** start **
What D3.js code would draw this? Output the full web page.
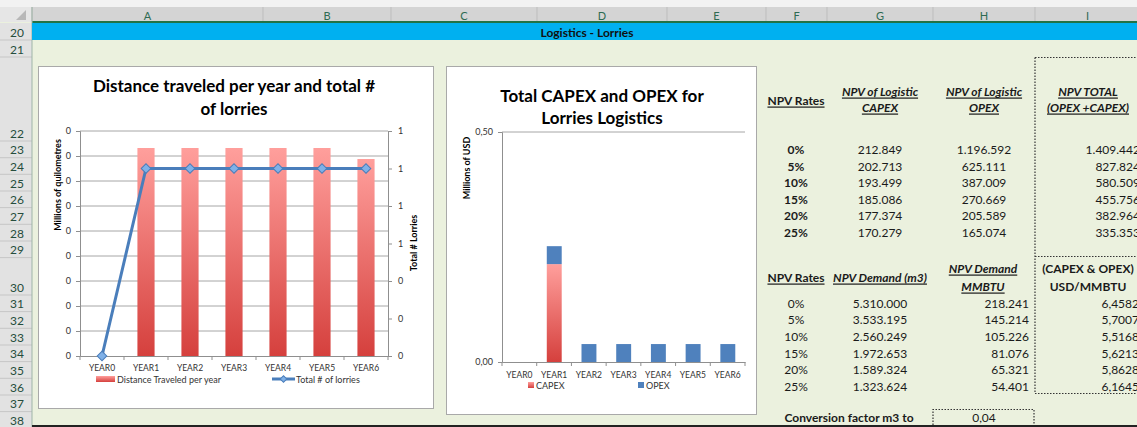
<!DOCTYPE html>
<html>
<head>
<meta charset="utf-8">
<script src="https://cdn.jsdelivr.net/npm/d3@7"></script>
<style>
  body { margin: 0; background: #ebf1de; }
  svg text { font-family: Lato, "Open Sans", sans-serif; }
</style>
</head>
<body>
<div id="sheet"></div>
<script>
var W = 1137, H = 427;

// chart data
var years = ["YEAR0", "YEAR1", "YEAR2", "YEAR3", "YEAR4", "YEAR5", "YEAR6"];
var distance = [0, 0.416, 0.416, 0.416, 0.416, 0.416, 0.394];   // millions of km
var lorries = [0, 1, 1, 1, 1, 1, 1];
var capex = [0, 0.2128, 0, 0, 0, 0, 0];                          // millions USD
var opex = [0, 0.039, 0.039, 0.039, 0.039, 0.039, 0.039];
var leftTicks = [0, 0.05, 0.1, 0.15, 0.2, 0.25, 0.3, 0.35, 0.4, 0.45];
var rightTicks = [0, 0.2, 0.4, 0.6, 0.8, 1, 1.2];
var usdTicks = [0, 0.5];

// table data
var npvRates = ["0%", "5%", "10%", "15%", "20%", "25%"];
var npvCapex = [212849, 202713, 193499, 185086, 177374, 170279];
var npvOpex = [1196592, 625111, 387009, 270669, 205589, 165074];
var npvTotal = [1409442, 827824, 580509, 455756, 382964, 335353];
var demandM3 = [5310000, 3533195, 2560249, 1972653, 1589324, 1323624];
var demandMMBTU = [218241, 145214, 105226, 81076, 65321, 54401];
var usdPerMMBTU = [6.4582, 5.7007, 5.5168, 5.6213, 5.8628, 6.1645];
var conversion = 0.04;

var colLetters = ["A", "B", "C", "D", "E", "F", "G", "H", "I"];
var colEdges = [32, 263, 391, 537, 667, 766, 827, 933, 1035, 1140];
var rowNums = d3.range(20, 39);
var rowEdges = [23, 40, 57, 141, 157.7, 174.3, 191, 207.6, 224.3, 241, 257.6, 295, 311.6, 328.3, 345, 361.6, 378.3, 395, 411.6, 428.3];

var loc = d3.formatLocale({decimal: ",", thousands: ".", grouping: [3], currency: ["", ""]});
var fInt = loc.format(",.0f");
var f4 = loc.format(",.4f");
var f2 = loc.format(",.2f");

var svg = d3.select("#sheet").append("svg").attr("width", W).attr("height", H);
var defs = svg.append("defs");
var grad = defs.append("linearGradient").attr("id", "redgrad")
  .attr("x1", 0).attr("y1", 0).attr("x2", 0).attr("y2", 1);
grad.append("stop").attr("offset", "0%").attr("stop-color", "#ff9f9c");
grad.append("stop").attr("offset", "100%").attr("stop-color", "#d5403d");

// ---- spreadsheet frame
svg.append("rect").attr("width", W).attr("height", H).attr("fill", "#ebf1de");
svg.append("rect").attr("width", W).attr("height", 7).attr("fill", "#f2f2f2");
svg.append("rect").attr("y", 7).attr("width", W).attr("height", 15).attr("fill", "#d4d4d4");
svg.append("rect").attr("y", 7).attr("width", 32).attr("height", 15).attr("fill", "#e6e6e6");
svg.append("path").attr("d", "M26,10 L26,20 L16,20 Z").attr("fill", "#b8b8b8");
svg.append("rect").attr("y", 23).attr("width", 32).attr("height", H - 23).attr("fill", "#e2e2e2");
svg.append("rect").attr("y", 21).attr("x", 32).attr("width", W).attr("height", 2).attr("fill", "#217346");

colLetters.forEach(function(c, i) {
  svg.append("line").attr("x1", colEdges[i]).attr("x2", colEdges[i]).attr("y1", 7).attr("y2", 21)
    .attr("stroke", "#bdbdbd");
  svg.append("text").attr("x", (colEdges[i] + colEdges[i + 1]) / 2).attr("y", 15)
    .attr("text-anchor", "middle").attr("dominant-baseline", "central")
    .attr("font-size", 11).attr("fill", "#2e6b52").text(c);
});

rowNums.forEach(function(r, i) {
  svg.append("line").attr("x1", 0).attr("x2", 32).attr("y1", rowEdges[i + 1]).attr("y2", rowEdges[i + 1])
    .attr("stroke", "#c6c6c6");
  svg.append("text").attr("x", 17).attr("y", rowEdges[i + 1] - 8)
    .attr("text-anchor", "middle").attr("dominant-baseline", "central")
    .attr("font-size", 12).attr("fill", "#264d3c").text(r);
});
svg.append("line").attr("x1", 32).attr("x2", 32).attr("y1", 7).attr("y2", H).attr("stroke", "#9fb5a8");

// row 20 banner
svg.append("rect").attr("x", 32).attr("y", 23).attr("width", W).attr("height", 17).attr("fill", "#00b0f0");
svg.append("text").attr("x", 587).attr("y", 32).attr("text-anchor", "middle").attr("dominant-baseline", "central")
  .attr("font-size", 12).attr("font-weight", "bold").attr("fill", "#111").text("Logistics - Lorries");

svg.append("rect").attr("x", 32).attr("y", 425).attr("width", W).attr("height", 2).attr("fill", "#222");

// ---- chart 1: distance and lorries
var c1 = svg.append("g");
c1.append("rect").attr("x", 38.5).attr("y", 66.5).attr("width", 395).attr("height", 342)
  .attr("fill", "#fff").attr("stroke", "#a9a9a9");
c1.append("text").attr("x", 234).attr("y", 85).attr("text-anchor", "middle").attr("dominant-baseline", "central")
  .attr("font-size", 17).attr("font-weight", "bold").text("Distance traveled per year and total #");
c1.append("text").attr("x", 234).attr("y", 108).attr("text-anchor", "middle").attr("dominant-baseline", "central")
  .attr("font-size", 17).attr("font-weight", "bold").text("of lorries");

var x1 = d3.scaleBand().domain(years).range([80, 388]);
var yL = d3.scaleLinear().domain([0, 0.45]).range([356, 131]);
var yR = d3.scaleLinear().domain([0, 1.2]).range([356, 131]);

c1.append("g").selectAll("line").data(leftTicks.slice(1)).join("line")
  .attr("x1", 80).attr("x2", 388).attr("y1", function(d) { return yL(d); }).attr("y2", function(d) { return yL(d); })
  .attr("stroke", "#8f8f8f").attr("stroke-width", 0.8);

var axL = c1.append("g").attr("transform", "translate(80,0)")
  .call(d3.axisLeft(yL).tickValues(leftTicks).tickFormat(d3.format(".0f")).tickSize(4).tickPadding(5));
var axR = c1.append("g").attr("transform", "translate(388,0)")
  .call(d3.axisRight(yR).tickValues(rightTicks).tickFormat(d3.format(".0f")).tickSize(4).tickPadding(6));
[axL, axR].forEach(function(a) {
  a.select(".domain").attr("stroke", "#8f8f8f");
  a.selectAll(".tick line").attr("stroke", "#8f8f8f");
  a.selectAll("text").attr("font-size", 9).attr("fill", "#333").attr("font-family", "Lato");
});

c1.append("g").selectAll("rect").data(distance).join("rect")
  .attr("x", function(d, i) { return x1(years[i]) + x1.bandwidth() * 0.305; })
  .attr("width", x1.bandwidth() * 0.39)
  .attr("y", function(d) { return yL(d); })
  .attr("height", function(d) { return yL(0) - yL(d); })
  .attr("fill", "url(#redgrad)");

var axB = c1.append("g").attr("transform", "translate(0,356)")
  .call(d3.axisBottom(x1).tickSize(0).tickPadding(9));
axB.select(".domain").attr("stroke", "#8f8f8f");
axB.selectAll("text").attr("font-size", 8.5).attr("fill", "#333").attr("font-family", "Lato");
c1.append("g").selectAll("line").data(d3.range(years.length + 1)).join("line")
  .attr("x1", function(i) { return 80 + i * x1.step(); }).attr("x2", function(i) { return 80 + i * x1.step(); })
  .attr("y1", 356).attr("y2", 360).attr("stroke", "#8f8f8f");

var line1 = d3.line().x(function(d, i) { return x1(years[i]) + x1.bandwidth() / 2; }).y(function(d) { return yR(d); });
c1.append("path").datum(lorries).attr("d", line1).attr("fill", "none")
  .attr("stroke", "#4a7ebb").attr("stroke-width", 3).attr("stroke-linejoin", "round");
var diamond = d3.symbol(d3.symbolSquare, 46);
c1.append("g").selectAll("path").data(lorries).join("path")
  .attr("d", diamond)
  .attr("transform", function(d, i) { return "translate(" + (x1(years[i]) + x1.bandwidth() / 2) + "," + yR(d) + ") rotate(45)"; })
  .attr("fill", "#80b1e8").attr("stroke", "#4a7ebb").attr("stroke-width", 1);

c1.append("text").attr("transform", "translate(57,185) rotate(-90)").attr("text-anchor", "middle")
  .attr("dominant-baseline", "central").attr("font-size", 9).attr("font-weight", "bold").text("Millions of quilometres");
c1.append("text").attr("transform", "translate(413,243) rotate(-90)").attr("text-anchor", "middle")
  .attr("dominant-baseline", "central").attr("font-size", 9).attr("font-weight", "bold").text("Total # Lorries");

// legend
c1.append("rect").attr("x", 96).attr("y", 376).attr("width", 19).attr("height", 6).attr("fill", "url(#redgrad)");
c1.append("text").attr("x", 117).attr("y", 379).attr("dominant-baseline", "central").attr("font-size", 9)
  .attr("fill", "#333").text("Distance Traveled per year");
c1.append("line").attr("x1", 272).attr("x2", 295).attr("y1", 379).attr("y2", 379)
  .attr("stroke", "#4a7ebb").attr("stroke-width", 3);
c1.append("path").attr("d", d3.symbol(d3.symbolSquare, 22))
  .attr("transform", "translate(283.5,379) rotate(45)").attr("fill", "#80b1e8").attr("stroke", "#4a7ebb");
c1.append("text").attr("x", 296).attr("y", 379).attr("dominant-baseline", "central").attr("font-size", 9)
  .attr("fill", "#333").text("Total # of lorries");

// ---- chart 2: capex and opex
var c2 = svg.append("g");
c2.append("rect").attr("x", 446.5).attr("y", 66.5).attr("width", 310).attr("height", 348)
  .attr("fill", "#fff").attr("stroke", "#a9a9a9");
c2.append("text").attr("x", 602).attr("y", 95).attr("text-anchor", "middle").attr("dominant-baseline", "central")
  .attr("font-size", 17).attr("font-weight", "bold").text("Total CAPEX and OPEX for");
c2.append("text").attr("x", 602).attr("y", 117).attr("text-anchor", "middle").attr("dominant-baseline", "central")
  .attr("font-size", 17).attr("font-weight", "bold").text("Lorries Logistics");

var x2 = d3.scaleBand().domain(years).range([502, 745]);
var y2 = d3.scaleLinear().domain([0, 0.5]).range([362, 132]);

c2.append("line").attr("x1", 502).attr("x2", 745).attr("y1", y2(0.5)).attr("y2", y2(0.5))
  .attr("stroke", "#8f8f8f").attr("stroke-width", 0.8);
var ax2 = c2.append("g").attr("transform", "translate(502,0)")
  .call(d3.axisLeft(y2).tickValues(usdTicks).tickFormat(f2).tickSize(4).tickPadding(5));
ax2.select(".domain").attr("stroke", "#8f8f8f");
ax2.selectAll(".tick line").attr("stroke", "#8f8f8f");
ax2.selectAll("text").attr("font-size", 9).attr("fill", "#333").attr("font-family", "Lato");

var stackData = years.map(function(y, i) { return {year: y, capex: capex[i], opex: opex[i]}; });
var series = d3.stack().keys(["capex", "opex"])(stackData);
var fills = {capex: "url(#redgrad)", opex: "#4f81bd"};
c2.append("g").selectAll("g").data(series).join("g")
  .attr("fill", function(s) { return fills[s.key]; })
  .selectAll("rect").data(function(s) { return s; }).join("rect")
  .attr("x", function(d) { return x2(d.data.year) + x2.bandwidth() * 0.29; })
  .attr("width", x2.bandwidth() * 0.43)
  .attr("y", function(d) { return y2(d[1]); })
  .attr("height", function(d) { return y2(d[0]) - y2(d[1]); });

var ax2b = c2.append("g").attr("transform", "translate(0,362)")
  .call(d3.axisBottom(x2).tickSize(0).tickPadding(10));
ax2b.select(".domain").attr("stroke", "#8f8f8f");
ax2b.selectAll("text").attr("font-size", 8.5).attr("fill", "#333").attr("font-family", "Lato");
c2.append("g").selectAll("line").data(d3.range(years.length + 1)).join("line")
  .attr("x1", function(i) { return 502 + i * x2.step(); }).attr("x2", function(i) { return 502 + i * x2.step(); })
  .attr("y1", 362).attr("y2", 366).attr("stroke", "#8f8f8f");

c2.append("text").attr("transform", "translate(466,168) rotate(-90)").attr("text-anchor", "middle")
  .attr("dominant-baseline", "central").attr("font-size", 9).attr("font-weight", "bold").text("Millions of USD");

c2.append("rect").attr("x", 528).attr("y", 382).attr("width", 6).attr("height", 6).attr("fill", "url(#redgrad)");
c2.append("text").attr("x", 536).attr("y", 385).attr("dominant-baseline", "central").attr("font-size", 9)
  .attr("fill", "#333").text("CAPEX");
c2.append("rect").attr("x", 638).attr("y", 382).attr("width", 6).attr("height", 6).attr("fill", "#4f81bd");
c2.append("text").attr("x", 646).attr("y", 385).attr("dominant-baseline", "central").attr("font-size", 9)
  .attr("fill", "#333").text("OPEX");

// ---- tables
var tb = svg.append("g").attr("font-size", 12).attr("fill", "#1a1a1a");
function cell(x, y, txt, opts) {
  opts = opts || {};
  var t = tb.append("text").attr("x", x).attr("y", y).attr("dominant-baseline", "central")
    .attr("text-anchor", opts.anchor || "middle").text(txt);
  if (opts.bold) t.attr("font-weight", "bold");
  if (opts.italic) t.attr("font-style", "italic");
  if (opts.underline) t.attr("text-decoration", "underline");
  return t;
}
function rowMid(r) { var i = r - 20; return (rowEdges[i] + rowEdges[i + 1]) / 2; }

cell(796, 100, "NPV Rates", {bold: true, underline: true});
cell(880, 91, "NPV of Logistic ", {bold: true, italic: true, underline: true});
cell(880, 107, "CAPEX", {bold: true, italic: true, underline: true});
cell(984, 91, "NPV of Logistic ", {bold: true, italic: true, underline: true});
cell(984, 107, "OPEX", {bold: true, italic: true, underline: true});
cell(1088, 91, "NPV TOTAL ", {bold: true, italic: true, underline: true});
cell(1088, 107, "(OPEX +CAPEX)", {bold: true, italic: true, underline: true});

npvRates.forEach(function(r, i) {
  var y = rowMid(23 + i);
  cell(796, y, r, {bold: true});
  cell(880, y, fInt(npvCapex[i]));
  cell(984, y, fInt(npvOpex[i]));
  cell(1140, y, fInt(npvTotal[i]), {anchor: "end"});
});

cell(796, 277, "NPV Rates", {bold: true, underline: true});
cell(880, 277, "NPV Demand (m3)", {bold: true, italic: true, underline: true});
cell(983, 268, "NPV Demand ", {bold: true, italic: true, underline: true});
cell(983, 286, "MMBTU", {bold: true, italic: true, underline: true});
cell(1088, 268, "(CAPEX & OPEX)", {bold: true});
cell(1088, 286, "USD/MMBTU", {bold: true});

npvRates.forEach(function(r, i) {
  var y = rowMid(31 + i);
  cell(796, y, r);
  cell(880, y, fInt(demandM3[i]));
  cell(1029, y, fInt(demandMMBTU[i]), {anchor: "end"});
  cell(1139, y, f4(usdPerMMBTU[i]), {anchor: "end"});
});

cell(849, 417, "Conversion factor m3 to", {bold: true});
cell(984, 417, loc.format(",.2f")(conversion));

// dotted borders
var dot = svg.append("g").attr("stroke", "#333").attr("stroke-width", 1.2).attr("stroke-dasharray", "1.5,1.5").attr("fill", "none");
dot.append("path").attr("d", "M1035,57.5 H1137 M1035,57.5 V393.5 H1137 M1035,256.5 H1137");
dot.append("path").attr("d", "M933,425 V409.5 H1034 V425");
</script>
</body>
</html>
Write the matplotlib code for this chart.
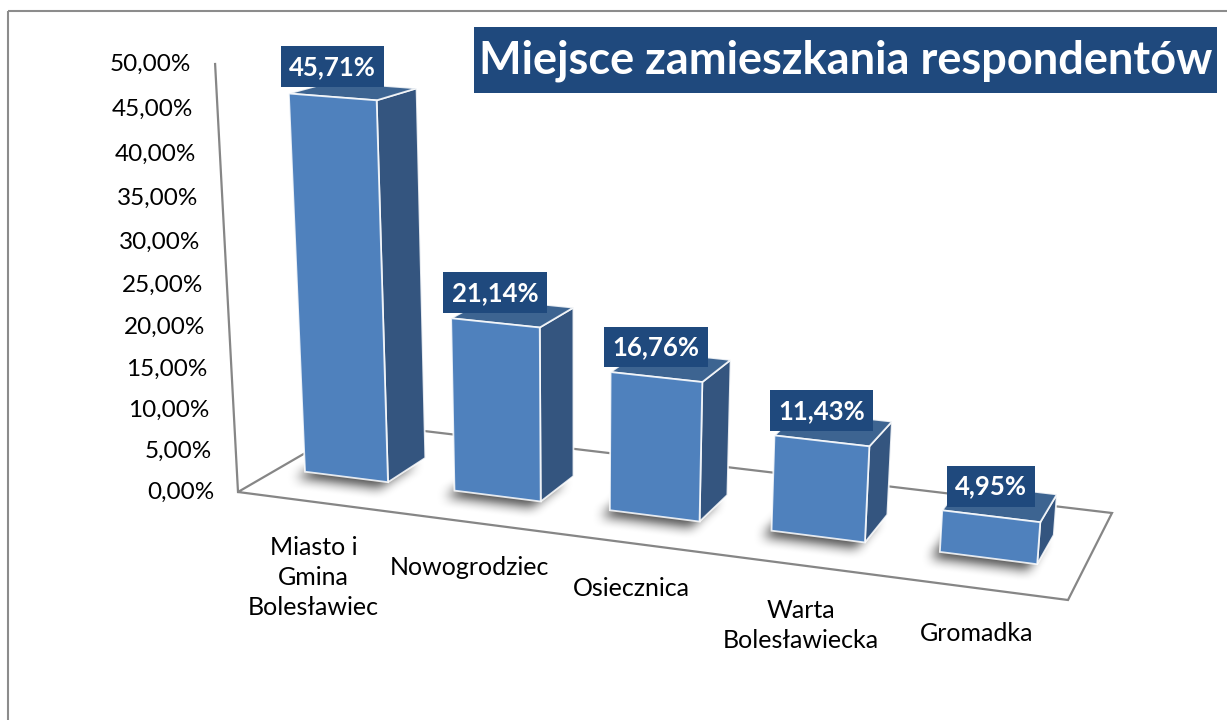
** end **
* [REQUEST]
Repeat the lines of the listing above verbatim, beginning at its first line and ending at the line containing "var W = 1137, H = 427;", which is included. Omit pictures.

* [ANSWER TO THIS EXERCISE]
What D3.js code would draw this? Output the full web page.
<!DOCTYPE html>
<html>
<head>
<meta charset="utf-8">
<script src="https://cdn.jsdelivr.net/npm/d3@7"></script>
<style>
  body { margin: 0; background: #ebf1de; }
  svg text { font-family: Lato, "Open Sans", sans-serif; }
</style>
</head>
<body>
<div id="sheet"></div>
<script>
var W = 1137, H = 427;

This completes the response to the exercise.